It’s no coincidence that some of the world’s most successful businessmen choose to spend their treasured moments of leisure on islands of their own; Richard Branson on Necker Island in the Caribbean; Larry Ellison on his own private island paradise in Hawaii, Paul Allen in the San Juan Islands between Seattle and Vancouver. For nowhere offers the kind of retreat an island – surrounded entirely by sea – presents. “An island is much more than a principate. It is the ultimate refuge – a magic and unsinkable world,” iconic travel writer Paul Theroux, an island resident himself, says. It’s the sea that’s the key; it’s the moat to the castle, it’s the strictest of gatekeepers: nothing gets in and – like it or not – nothing gets out.

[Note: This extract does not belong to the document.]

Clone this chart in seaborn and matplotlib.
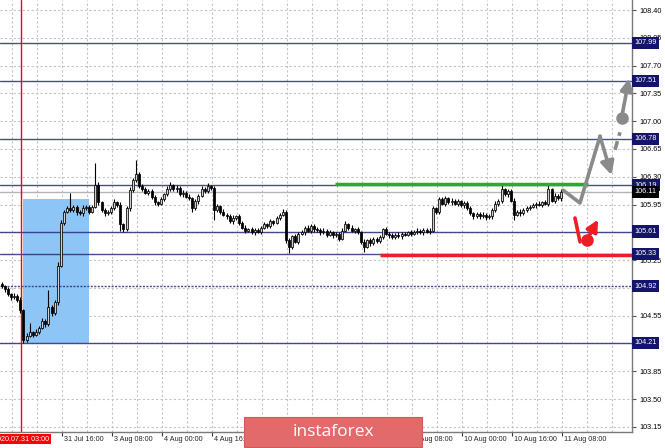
import numpy as np
import matplotlib
matplotlib.use("Agg")
import matplotlib.pyplot as plt
import matplotlib.transforms as mtransforms
from matplotlib.patches import Rectangle
import seaborn as sns

# ---------------------------------------------------------
# Data (USD/JPY H1)
# ---------------------------------------------------------
first_open = 104.95
closes = [
    104.92, 104.88, 104.82, 104.78, 104.80, 104.75, 104.62, 104.25, 104.30, 104.34,
    104.31, 104.35, 104.40, 104.48, 104.44, 104.66, 104.58, 104.72, 105.18, 105.72,
    105.86, 105.90, 105.88, 105.92, 105.86, 105.84, 105.90, 105.92, 105.86, 105.92,
    106.20, 105.98, 105.88, 105.84, 105.86, 105.90, 105.98, 105.95, 105.70, 105.64,
    105.90, 106.13, 106.26, 106.34, 106.18, 106.15, 106.10, 106.12, 106.04, 105.98,
    105.96, 106.02, 106.08, 106.15, 106.19, 106.14, 106.16, 106.08, 106.10, 106.05,
    106.03, 105.90, 105.99, 106.06, 106.15, 106.12, 106.18, 106.16, 105.88, 105.93,
    105.86, 105.82, 105.80, 105.74, 105.78, 105.80, 105.72, 105.66, 105.62, 105.64,
    105.60, 105.63, 105.61, 105.66, 105.70, 105.68, 105.74, 105.72, 105.78, 105.82,
    105.86, 105.50, 105.42, 105.55, 105.48, 105.58, 105.60, 105.66, 105.62, 105.68,
    105.64, 105.63, 105.60, 105.62, 105.57, 105.60, 105.56, 105.58, 105.52, 105.62,
    105.70, 105.66, 105.62, 105.64, 105.60, 105.48, 105.42, 105.50, 105.46, 105.52,
    105.49, 105.54, 105.64, 105.58, 105.56, 105.54, 105.57, 105.55, 105.58, 105.57,
    105.60, 105.58, 105.61, 105.62, 105.60, 105.63, 105.61, 105.62, 105.90, 105.86,
    106.02, 105.96, 106.03, 105.98, 106.00, 105.96, 105.99, 105.94, 105.97, 105.90,
    105.84, 105.80, 105.83, 105.80, 105.82, 105.79, 105.80, 105.88, 105.96, 106.00,
    106.14, 106.08, 106.12, 106.00, 105.82, 105.86, 105.84, 105.88, 105.90, 105.92,
    105.94, 105.96, 105.95, 105.98, 105.96, 106.14, 106.00, 106.06, 106.03, 106.11,
]
wick_hi = [
    0.03, 0.02, 0.03, 0.02, 0.04, 0.02, 0.03, 0.02, 0.03, 0.12,
    0.02, 0.03, 0.02, 0.04, 0.03, 0.21, 0.02, 0.03, 0.04, 0.03,
    0.02, 0.03, 0.20, 0.02, 0.03, 0.02, 0.04, 0.02, 0.03, 0.02,
    0.27, 0.03, 0.02, 0.03, 0.02, 0.03, 0.04, 0.02, 0.03, 0.02,
    0.03, 0.04, 0.03, 0.17, 0.02, 0.03, 0.02, 0.03, 0.02, 0.03,
    0.02, 0.03, 0.02, 0.03, 0.04, 0.02, 0.03, 0.02, 0.03, 0.02,
    0.03, 0.02, 0.03, 0.02, 0.03, 0.02, 0.04, 0.02, 0.02, 0.03,
    0.02, 0.03, 0.02, 0.03, 0.04, 0.02, 0.03, 0.02, 0.03, 0.02,
    0.03, 0.02, 0.03, 0.02, 0.03, 0.02, 0.03, 0.02, 0.03, 0.02,
    0.03, 0.02, 0.03, 0.02, 0.03, 0.02, 0.03, 0.02, 0.03, 0.02,
    0.02, 0.03, 0.02, 0.03, 0.02, 0.03, 0.02, 0.03, 0.02, 0.03,
    0.04, 0.02, 0.03, 0.02, 0.03, 0.02, 0.03, 0.02, 0.03, 0.02,
    0.02, 0.03, 0.02, 0.03, 0.02, 0.03, 0.02, 0.03, 0.02, 0.03,
    0.02, 0.03, 0.02, 0.03, 0.02, 0.03, 0.02, 0.03, 0.03, 0.02,
    0.03, 0.02, 0.03, 0.02, 0.03, 0.02, 0.03, 0.02, 0.03, 0.02,
    0.03, 0.02, 0.03, 0.02, 0.03, 0.02, 0.03, 0.02, 0.03, 0.02,
    0.08, 0.02, 0.03, 0.02, 0.03, 0.02, 0.03, 0.02, 0.03, 0.02,
    0.03, 0.02, 0.03, 0.02, 0.03, 0.07, 0.02, 0.03, 0.02, 0.03,
]
wick_lo = [
    0.02, 0.03, 0.02, 0.03, 0.02, 0.03, 0.04, 0.04, 0.03, 0.02,
    0.03, 0.02, 0.03, 0.02, 0.03, 0.02, 0.03, 0.02, 0.03, 0.02,
    0.03, 0.02, 0.03, 0.02, 0.04, 0.02, 0.03, 0.02, 0.03, 0.02,
    0.02, 0.03, 0.02, 0.03, 0.02, 0.03, 0.02, 0.03, 0.08, 0.03,
    0.02, 0.03, 0.02, 0.03, 0.02, 0.03, 0.02, 0.03, 0.02, 0.03,
    0.03, 0.02, 0.03, 0.02, 0.03, 0.02, 0.03, 0.02, 0.03, 0.02,
    0.02, 0.04, 0.02, 0.03, 0.02, 0.03, 0.02, 0.03, 0.12, 0.02,
    0.03, 0.02, 0.03, 0.02, 0.03, 0.02, 0.03, 0.02, 0.03, 0.02,
    0.02, 0.03, 0.02, 0.03, 0.02, 0.03, 0.02, 0.03, 0.02, 0.03,
    0.02, 0.03, 0.08, 0.03, 0.02, 0.03, 0.02, 0.03, 0.02, 0.03,
    0.03, 0.02, 0.03, 0.02, 0.03, 0.02, 0.03, 0.02, 0.03, 0.02,
    0.02, 0.03, 0.02, 0.03, 0.02, 0.03, 0.07, 0.02, 0.03, 0.02,
    0.03, 0.02, 0.03, 0.02, 0.03, 0.02, 0.03, 0.02, 0.03, 0.02,
    0.02, 0.03, 0.02, 0.03, 0.02, 0.03, 0.02, 0.03, 0.02, 0.03,
    0.03, 0.02, 0.03, 0.02, 0.03, 0.02, 0.03, 0.02, 0.03, 0.02,
    0.02, 0.03, 0.02, 0.03, 0.02, 0.03, 0.02, 0.03, 0.02, 0.03,
    0.03, 0.02, 0.03, 0.02, 0.06, 0.02, 0.03, 0.02, 0.03, 0.02,
    0.02, 0.03, 0.02, 0.03, 0.02, 0.03, 0.02, 0.03, 0.02, 0.03,
]

# niveles horizontales
levels = [107.99, 107.51, 106.78, 106.19, 105.61, 105.33, 104.92, 104.21]
current_price = 106.11
resist_level = 106.21     # linea verde
support_level = 105.32    # linea roja
resist_span = [106.7, 187.7]
support_span = [121.1, 201.7]

# zona azul y linea vertical roja
zone_x = [6.86, 27.98]
zone_y = [104.21, 106.02]
marker_bar = 6.22
marker_label = "2020.07.31 03:00"

# escenarios (indice de barra, precio)
gray_path_x = [179.7, 185.1, 191.5]
gray_path_y = [106.13, 105.97, 106.81]
gray_head = [195.2, 106.32]
gray_dash_x = [196.3, 197.9]
gray_dash_y = [106.64, 106.86]
gray_dot = [198.4, 107.04]
gray_tip = [200.8, 107.54]

red_stroke_x = [183.5, 185.1]
red_stroke_y = [105.78, 105.48]
red_dot = [187.2, 105.50]
red_tip = [190.9, 105.76]

# etiquetas del eje x (las tapadas por el logo van vacias)
x_labels = ["31 Jul 16:00", "3 Aug 08:00", "4 Aug 00:00", "4 Aug 16:00",
            "", "", "", "7 Aug 08:00",
            "10 Aug 00:00", "10 Aug 16:00", "11 Aug 08:00"]
y_ticks = [103.15, 103.50, 103.85, 104.20, 104.55, 104.90, 105.25, 105.60,
           105.95, 106.30, 106.65, 107.00, 107.35, 107.70, 108.05, 108.40]
y_hidden = [104.20, 104.90, 105.60]   # quedan bajo las etiquetas de nivel

# ---------------------------------------------------------
sns.set_style("white")
plt.rcParams['font.family'] = ['Liberation Sans', 'DejaVu Sans']

fig = plt.figure(figsize=(6.65, 4.48), dpi=100)
ax = fig.add_axes([0, 16 / 448, 632 / 665, 432 / 448])
ax.set_xlim(-0.5, 201.74)
ax.set_ylim(103.085, 108.526)

# grid
for gx in np.arange(3.34, 202, 8):
    ax.axvline(gx, color='#c4c4c4', lw=0.8, ls=(0, (2, 2)), zorder=0)
for gy in y_ticks:
    ax.axhline(gy, color='#c4c4c4', lw=0.8, ls=(0, (2, 2)), zorder=0)

# zona azul
ax.add_patch(Rectangle((zone_x[0], zone_y[0]), zone_x[1] - zone_x[0], zone_y[1] - zone_y[0],
                       color='#8cc5f6', lw=0, zorder=1))

# niveles
for lv in levels:
    ls = (0, (1.5, 1)) if lv == 104.92 else '-'
    ax.axhline(lv, color='#2a2a7e', lw=1.0, ls=ls, alpha=0.85, zorder=2)
ax.axhline(current_price, color='#b4b4b4', lw=1.0, zorder=2)
ax.axvline(marker_bar, color='#ff0000', lw=1.0, zorder=2)

# velas
x = np.arange(len(closes))
c = np.array(closes)
o = np.array([first_open] + closes[:-1])
hi = np.maximum(o, c) + np.array(wick_hi)
lo = np.minimum(o, c) - np.array(wick_lo)
up = c >= o
ax.vlines(x, lo, hi, color='black', lw=0.8, zorder=3)
ax.bar(x[up], (c - o)[up], bottom=o[up], width=0.65, color='#cfcfcf',
       edgecolor='black', linewidth=0.55, zorder=4)
ax.bar(x[~up], (o - c)[~up], bottom=c[~up], width=0.65, color='black',
       edgecolor='black', linewidth=0.55, zorder=4)

# lineas verde / roja
ax.hlines(resist_level, resist_span[0], resist_span[1], color='#23b023', lw=2.5, zorder=5)
ax.hlines(support_level, support_span[0], support_span[1], color='#ee1c24', lw=2.5, zorder=5)

# escenario gris
sns.lineplot(x=gray_path_x, y=gray_path_y, sort=False, color='#8a8a8a', lw=2.6, ax=ax, zorder=6)
ax.annotate("", xy=gray_head, xytext=(gray_path_x[-1], gray_path_y[-1]),
            arrowprops=dict(arrowstyle='-|>', color='#8a8a8a', lw=2.6,
                            mutation_scale=20, shrinkA=0, shrinkB=0), zorder=6)
ax.plot(gray_dash_x, gray_dash_y, color='#8a8a8a', lw=2.6, ls=(0, (2.5, 1.5)), zorder=6)
ax.plot(*gray_dot, marker='o', ms=8, color='#8a8a8a', zorder=6)
ax.annotate("", xy=gray_tip, xytext=gray_dot,
            arrowprops=dict(arrowstyle='-|>', color='#8a8a8a', lw=2.6,
                            mutation_scale=18, shrinkA=0, shrinkB=0), zorder=6)

# escenario rojo
ax.plot(red_stroke_x, red_stroke_y, color='#ee1c24', lw=2.6, zorder=6)
ax.plot(*red_dot, marker='o', ms=8, color='#ee1c24', zorder=6)
ax.annotate("", xy=red_tip, xytext=red_dot,
            arrowprops=dict(arrowstyle='-|>', color='#ee1c24', lw=2.6,
                            mutation_scale=17, shrinkA=0, shrinkB=0), zorder=6)

# ejes
for s in ['top', 'left']:
    ax.spines[s].set_visible(False)
for s in ['right', 'bottom']:
    ax.spines[s].set_color('#7a7a7a')
    ax.spines[s].set_linewidth(1.0)
ax.yaxis.tick_right()
ax.set_yticks(y_ticks)
ax.set_yticklabels(["" if v in y_hidden else f"{v:.2f}" for v in y_ticks])
ax.tick_params(axis='y', right=True, length=3, width=0.8, pad=2, labelsize=5.2,
               color='#555555', labelcolor='black')

x_ticks = [19.34 + 16 * k for k in range(len(x_labels))]
ax.set_xticks(x_ticks)
ax.set_xticklabels([])
ax.tick_params(axis='x', bottom=True, length=3, width=0.8, color='#333333', direction='out')
for xt, lab in zip(x_ticks, x_labels):
    if lab:
        ax.annotate(lab, xy=(xt, 0), xycoords=('data', 'axes fraction'),
                    xytext=(2, -7), textcoords='offset pixels', ha='left', va='center',
                    fontsize=5.2, annotation_clip=False)

# etiqueta fecha roja
ax.annotate(marker_label, xy=(marker_bar, 0), xycoords=('data', 'axes fraction'),
            xytext=(0, -7), textcoords='offset pixels', ha='center', va='center',
            fontsize=5.2, color='white', annotation_clip=False, zorder=8,
            bbox=dict(boxstyle='square,pad=0.25', fc='#ff0000', ec='none'))

# etiquetas de niveles
trans = mtransforms.blended_transform_factory(ax.transAxes, ax.transData)
for lv in levels:
    ax.text(1.004, lv, f"{lv:.2f}", transform=trans, ha='left', va='center',
            fontsize=5.2, color='white', clip_on=False, zorder=8,
            bbox=dict(boxstyle='square,pad=0.35', fc='#14146a', ec='none'))
ax.text(1.004, current_price, f"{current_price:.2f}", transform=trans, ha='left',
        va='center', fontsize=5.2, color='white', clip_on=False, zorder=9,
        bbox=dict(boxstyle='square,pad=0.35', fc='black', ec='none'))

# logo
fig.patches.append(Rectangle((244 / 665, 1 - 447 / 448), 178 / 665, 30 / 448,
                             transform=fig.transFigure, fc='#e26a6a', ec='#d05a5a',
                             lw=0.8, zorder=20))
fig.text(333 / 665, 1 - 432 / 448, "instaforex", ha='center', va='center',
         fontsize=12.5, color='white', family='Open Sans', zorder=21)

plt.savefig('out.png', dpi=100)
plt.close()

There’s something comforting about being able to see the parameters of your world, if only for a few days of holiday.
For this reason, I think the smaller the island, the better: give me Moorea any day over Tahiti, the Gili Islands over Lombok or Bali next door, the Cook Islands over the Hawaiian islands. I like to see where my world begins and ends within an hour’s drive, much less if possible; that way, if I don’t like the way the wind’s blowing, all I need do is make a short journey to a calm lagoon on the other side.

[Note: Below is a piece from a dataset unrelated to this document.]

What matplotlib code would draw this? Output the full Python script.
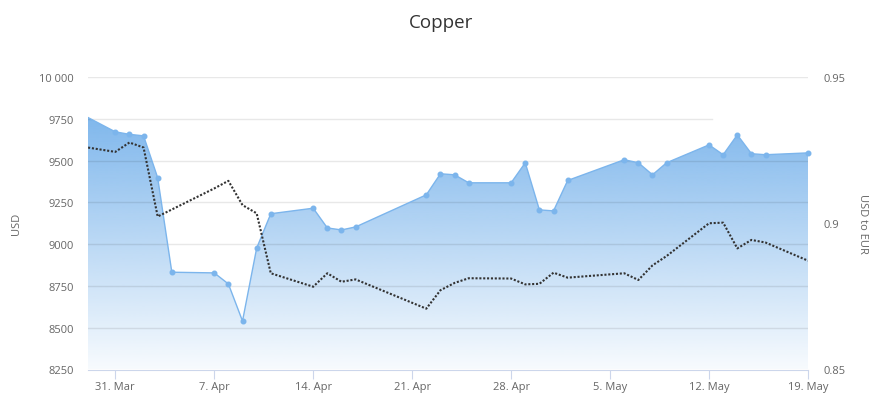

And if I prefer both my sunsets and sunrises over the ocean – and who doesn’t – I can have that too. I don’t see the point in visiting an island that’s home to big cities, if I want congestion, pollution and crime I’ll stay on the mainland, thanks.
And nor should the ideal summer island getaway house a single McDonald’s or Starbucks, so it’s Koh Tao over Koh Samui, Molokai over Maui, Santo over Efate (in Vanuatu), Taveuni over Viti Levu (in Fiji). On islands, stars shine far brighter at night in a sky blown clear by salt spray, and there’s always complete and utter silence just offshore. And every island is its very own destination, with its own unique character. Even when the separation by sea is ever so slight, few islands are merely extensions of the mainland, because things are just different on islands.
It didn’t share a single characteristic with the mainland, bar the climate.
Characters are drawn to islands: creative folk, eccentrics, drifters, outcasts many of them, but never dull, and always with a story to tell, generally one they’re eager to share. And so many start with “well, I came for a week”. It’s this transience on islands that shakes up normal societal structures – there’s less social cliques, less history between friends: making short, but rewarding, holiday friendships far more probable.
“Things” are often harder to come by on an island; internet is most times slower, and more expensive, TV channels more restricted, sometimes blissfully non-existent, banking is less reliable, shops offer fewer of the goods we’re used to having each day (fresh milk anyone?), running water can be a precious commodity.
But because the things we take for granted aren’t always available, don’t we tend to care less about getting them? Making our lives just that bit simpler (once we overcome our initial frustrations).
This can work in reverse, of course. Islands can infuriate some, particularly those who can’t – or won’t – leave work behind, or whose ideas of efficiency are so ingrained that the very concept of island time is enough to make them break out in hives. Like it or not, every island runs on island time: so ask yourself, can you handle that? I was raised on a tiny volcanic outcrop in the South Pacific that you could drive round in in less than half an hour.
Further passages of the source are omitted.